In 1956, at 8 years old, Minou Drouet's poems and letters circulated privately among French writers and publishers, prompting her to publish a poetry collection titled Poèmes. She overcame skepticism about her mother's intervention in her works by writing poetry without her mother present, such as a poem to gain admission to France's Society of Authors, Composers and Music Publishers.

=== Miracles, 1966 ===

Between 1964 and 1966, Richard Lewis toured the English-speaking world to collect 3,000 poems by children under 13 years of age. 200 were published in the anthology Miracles.

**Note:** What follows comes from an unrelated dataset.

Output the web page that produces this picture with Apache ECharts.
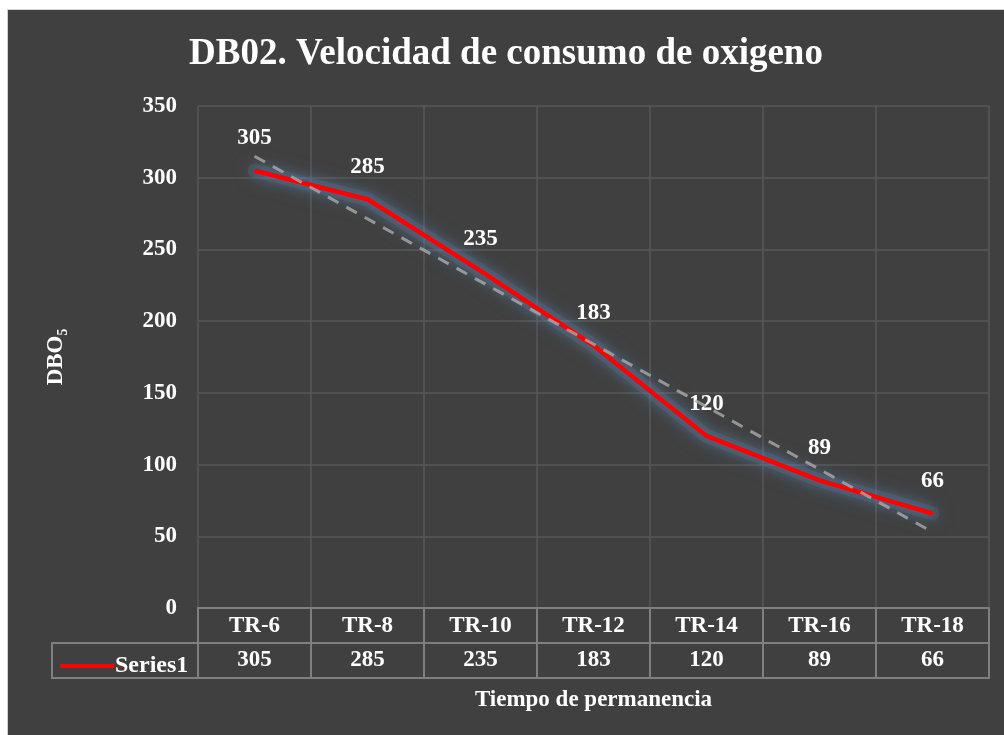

One of these was "My Brain", written by Annabel Laurance, then a 10-year-old girl in Uganda. "My Brain" quoted by psychoanalysts and musicians for decades, including composer Gershon Kingsley, psychedelic band Perth County Conspiracy, poet Louis Dudek, and psychoanalyst Peter Levine.

=== 21st century ===
Before his 2003 death at the age of 13, poet Mattie Stepanek began writing at the age of 3 years old. Stepanek published seven books of poetry, several of which appeared on The New York Times Best Seller list. His 2001 anthology Heartsongs is perhaps his most notable poetry collection. In 2003, country music singer Billy Gilman released Music Through Heartsongs, the lyrics of which were Stepanek's poetry; it peaked at #15 of Billboard's Top Country Music Albums.